Sydney's public agencies and cultural institutions are sitting on millions of duplicate digital images — redundant files clogging storage systems, slowing heritage assessments and complicating development approvals — and a patchwork of responses is emerging across the city just as peer cities in London, Singapore and New York have begun rolling out coordinated deduplication programs.
The problem has sharpened this year because several NSW government bodies are mid-migration: the NSW State Archives and Records Authority is consolidating legacy databases, the City of Sydney Council's development application portal handles thousands of image uploads per month, and the State Library of NSW on Macquarie Street holds a digitised photographic collection that archivists have publicly described as containing significant duplication across its colonial-era holdings. The intersection of those three pressures is forcing the question of how, exactly, institutions handle images that appear more than once in a system — and whether that handling is systematic or ad hoc.
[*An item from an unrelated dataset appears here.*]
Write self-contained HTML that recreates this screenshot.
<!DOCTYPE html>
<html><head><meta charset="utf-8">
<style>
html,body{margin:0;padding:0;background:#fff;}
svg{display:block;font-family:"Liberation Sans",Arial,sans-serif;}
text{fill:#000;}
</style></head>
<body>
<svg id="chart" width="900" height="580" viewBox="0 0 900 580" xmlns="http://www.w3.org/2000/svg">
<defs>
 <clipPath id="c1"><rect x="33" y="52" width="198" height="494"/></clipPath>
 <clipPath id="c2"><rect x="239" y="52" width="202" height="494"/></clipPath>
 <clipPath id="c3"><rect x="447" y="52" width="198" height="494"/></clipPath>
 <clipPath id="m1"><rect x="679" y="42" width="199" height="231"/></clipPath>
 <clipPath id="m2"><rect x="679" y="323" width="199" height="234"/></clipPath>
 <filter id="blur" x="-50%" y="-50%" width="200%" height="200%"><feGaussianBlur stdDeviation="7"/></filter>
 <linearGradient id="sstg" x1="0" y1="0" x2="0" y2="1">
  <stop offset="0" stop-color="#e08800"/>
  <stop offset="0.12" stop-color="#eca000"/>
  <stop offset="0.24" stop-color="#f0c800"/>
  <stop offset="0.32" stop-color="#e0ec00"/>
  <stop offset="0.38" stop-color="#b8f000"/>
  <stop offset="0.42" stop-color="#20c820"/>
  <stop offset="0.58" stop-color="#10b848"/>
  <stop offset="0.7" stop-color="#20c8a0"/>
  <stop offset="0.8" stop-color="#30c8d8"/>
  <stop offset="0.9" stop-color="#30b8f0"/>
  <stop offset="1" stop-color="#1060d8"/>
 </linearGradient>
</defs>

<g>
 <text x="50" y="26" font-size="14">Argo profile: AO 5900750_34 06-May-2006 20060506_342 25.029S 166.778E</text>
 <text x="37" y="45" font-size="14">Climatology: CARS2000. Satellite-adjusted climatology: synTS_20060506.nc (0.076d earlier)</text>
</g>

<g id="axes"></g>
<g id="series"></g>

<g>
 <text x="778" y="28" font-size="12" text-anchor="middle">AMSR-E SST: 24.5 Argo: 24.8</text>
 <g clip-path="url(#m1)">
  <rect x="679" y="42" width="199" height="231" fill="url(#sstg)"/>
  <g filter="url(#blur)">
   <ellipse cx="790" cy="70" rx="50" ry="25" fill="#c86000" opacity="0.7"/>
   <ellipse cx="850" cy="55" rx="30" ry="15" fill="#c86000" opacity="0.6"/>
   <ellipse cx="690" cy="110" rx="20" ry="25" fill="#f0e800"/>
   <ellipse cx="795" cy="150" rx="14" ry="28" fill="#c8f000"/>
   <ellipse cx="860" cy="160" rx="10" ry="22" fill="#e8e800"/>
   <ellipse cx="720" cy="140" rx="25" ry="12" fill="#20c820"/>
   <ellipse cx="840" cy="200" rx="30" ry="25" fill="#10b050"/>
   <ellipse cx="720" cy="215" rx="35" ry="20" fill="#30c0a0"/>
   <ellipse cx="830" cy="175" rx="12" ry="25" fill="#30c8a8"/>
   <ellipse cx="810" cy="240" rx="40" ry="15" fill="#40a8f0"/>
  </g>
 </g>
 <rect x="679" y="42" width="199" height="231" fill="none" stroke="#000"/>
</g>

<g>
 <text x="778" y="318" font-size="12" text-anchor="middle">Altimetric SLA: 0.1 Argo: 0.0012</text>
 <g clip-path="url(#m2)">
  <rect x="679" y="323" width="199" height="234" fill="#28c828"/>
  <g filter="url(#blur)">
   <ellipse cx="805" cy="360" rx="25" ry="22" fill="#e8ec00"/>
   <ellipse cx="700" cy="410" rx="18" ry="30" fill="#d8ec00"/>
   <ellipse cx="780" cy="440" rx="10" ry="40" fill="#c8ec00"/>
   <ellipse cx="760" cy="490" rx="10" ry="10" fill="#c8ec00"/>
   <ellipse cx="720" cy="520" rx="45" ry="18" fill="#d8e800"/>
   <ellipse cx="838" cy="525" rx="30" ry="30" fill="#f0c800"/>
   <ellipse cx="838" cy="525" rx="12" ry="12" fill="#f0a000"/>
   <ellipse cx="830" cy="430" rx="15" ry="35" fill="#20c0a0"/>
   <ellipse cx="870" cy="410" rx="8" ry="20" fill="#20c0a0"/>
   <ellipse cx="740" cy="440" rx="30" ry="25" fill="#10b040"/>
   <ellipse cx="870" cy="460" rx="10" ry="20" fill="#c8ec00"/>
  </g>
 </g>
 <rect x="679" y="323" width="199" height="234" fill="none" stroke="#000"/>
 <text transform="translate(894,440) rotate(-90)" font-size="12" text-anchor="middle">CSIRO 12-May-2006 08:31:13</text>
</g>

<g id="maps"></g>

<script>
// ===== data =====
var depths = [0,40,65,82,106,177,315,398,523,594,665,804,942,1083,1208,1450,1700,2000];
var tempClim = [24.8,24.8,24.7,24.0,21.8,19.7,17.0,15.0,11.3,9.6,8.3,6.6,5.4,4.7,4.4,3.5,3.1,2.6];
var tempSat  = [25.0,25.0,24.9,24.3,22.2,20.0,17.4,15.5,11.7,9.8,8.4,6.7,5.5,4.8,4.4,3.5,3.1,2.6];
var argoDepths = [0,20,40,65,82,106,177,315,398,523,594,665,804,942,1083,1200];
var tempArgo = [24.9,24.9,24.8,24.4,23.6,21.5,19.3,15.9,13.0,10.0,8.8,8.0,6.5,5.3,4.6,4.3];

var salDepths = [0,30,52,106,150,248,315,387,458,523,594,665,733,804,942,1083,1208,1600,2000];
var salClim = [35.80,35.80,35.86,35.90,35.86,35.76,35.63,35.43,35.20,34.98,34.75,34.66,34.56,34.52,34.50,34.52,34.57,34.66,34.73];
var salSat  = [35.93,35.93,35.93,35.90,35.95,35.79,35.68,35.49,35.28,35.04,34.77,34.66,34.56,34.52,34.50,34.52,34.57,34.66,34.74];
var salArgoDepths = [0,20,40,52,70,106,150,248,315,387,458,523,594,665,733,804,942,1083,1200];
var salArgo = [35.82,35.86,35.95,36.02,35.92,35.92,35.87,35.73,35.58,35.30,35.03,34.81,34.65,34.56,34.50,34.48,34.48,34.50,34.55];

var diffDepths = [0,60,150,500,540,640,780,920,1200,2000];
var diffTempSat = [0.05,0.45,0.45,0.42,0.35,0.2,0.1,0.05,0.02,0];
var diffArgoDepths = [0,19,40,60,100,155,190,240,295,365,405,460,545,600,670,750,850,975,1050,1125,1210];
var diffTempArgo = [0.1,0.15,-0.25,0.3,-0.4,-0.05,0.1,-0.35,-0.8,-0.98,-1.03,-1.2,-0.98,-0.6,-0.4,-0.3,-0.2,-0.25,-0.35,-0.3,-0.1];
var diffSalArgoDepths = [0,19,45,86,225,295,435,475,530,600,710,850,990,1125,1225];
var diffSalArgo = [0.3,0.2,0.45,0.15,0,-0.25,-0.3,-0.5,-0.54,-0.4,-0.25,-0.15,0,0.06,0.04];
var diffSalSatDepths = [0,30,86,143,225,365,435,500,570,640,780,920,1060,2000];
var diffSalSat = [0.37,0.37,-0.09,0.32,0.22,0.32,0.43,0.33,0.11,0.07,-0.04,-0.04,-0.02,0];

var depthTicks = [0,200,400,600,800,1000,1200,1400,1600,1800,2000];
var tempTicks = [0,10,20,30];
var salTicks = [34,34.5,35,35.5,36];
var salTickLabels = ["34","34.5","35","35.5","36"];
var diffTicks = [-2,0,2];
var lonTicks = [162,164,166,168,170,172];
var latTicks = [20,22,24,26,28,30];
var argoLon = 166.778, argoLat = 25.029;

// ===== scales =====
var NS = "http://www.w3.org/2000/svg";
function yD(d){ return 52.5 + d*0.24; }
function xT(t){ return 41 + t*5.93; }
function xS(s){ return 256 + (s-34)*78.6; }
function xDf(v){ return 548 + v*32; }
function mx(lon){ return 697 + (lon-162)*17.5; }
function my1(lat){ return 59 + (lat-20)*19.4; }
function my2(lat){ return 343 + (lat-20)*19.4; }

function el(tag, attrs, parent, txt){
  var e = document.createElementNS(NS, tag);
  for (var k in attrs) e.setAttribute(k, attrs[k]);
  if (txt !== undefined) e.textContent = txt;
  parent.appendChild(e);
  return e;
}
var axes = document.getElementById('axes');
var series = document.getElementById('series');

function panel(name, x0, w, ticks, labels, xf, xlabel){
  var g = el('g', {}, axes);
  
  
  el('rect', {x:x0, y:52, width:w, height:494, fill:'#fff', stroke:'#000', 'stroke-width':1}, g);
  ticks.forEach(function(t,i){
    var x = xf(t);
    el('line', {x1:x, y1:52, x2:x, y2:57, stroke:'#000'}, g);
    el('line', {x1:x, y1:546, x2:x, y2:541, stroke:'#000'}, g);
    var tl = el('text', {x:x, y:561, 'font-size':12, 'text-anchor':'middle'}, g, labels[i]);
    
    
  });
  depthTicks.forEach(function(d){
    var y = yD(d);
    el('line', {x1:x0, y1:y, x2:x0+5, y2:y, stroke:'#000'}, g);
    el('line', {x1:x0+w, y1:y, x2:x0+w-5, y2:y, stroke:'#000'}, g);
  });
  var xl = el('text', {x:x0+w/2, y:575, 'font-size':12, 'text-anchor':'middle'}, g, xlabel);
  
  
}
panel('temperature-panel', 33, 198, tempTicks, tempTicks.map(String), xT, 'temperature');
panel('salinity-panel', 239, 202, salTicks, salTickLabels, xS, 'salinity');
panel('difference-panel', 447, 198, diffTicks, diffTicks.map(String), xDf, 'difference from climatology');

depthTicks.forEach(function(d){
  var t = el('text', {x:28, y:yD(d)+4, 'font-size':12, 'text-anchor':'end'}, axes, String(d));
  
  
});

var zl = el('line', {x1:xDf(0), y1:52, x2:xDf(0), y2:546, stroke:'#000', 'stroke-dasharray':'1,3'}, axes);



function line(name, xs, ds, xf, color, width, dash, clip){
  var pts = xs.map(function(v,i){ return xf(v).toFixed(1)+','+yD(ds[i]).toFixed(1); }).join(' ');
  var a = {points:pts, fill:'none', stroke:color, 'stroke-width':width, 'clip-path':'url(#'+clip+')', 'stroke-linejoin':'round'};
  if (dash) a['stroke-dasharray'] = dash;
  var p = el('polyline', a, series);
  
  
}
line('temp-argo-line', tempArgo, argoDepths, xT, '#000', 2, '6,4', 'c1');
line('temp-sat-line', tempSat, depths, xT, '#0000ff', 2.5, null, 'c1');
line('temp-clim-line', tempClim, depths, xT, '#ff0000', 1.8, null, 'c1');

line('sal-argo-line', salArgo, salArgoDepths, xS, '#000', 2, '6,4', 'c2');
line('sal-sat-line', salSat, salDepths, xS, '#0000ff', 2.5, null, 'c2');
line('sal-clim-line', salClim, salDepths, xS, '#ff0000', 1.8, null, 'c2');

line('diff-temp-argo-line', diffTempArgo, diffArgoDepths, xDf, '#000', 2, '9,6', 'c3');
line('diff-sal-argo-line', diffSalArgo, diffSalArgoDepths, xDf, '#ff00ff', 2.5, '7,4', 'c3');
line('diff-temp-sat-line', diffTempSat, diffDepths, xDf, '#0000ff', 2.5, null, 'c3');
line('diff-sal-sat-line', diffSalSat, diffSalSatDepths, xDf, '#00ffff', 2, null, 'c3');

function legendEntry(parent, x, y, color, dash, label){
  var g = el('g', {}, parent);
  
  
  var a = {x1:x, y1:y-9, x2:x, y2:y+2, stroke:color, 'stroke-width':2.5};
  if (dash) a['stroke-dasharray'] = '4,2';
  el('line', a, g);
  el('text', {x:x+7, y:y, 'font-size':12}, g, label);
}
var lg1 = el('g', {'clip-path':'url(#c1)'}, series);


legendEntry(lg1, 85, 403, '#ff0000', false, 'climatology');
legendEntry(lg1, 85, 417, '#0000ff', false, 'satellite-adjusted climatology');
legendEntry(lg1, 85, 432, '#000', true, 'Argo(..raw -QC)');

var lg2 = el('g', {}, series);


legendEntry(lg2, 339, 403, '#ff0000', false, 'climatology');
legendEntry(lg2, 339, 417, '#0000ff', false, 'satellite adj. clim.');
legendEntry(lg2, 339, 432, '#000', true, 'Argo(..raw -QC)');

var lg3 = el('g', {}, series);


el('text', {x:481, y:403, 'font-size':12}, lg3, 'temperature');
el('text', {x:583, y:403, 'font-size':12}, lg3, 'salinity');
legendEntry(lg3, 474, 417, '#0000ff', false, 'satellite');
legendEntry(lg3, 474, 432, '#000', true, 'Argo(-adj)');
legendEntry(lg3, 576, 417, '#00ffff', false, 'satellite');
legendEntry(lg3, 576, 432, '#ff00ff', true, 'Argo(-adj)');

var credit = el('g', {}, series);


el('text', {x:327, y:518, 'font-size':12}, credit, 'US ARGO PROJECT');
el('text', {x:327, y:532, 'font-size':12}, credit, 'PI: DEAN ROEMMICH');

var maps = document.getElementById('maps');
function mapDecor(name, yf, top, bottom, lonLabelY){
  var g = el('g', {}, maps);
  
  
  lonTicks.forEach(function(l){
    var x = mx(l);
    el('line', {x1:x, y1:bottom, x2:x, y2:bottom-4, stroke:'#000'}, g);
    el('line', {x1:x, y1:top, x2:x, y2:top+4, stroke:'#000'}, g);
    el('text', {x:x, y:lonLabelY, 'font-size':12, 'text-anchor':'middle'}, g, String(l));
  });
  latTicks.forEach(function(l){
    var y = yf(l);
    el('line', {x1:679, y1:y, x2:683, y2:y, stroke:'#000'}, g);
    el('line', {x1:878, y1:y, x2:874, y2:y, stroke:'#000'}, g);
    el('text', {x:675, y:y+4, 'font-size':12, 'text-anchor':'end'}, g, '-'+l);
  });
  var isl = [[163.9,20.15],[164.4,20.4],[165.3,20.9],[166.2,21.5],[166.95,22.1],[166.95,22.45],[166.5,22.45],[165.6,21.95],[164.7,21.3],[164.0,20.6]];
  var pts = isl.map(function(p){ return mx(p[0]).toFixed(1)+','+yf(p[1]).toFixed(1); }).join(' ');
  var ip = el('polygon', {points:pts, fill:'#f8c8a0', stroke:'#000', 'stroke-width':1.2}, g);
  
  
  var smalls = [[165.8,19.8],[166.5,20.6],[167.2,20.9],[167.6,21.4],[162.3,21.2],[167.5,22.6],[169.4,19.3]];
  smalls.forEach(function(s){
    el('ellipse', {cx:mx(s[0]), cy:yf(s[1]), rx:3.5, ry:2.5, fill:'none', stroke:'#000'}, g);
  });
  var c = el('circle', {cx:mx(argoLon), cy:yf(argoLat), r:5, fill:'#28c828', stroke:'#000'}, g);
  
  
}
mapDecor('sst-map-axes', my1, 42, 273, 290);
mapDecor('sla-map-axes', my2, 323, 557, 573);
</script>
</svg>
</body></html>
What Sydney Is Actually Doing
The most visible local effort sits inside the Department of Planning, Housing and Infrastructure's ePlanning platform, which processes development applications across greater Sydney including high-volume corridors like Parramatta Road and the North West Growth Area centred on Box Hill. Staff there have been working since late 2025 on automated flagging of duplicate site photographs submitted by applicants — a routine frustration when the same image appears across dozens of staged DA submissions for a single subdivision.
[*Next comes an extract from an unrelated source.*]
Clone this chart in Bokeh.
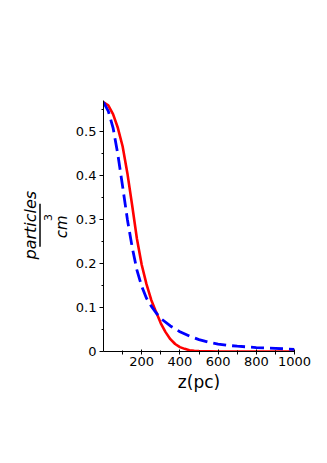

The State Library's approach is different and slower. Its digitisation unit, based in the Macquarie Street building, relies partly on manual review for its photographic collections, supplemented by perceptual hashing software introduced in a 2023 upgrade. Perceptual hashing assigns a fingerprint to each image and matches near-identical files even when filenames differ — a meaningful step up from exact-match tools. The library has not publicly reported a completion date for its deduplication backlog.
At the local government level, the picture is uneven. Councils covering the inner west — including Marrickville and Leichhardt — use the NSW government's shared ePlanning infrastructure and therefore inherit whatever deduplication logic sits in that system. Outer suburban councils running older proprietary document management software are effectively handling the problem manually, if at all.
How Sydney Compares Abroad
London's response has been the most structured. The Greater London Authority mandated in January 2025 that all planning portals across its 32 boroughs integrate hash-based deduplication by the end of that calendar year, with a compliance audit scheduled for March 2026. Transport for London's asset management division completed a similar exercise across its infrastructure photo library — estimated at more than 4 million images — in mid-2024.
Singapore's Urban Redevelopment Authority went further still, embedding deduplication directly into its GovTech cloud storage layer so that duplicates are rejected at upload rather than caught after the fact. That upstream approach means the problem rarely accumulates. New York City's approach through its Department of City Planning uses a hybrid: automated flagging for new submissions combined with a rolling annual audit of legacy scans, a model that has reduced storage costs in its digital archive by a reported 18 percent since 2023, according to a budget submission the department filed with the City Council last year.
Sydney's challenge is structural. Unlike Singapore's centralised GovTech architecture or London's GLA mandate, NSW distributes responsibility across councils, state agencies and statutory bodies without a single authority setting a deduplication standard. That gap is not hypothetical — it shows up in storage budgets, in the time heritage assessors spend verifying whether two images are genuinely the same photograph taken from different sources, and in the accuracy of public-facing archives.
For residents and developers, the practical implication is straightforward: DA submissions in suburbs like Kellyville or Leppington that include duplicate images can trigger requests for additional information, adding days or weeks to assessment timelines. The NSW government's housing agenda, already under political pressure heading into 2027, depends in part on faster approvals — which means back-end data hygiene is no longer just an archivists' concern. Planning bodies and councils that have not yet reviewed their image management workflows have a reasonable deadline to consider: the ePlanning platform's next scheduled infrastructure update is due in the fourth quarter of 2026, and that window represents the clearest opportunity to embed upstream deduplication before another year of submissions accumulates.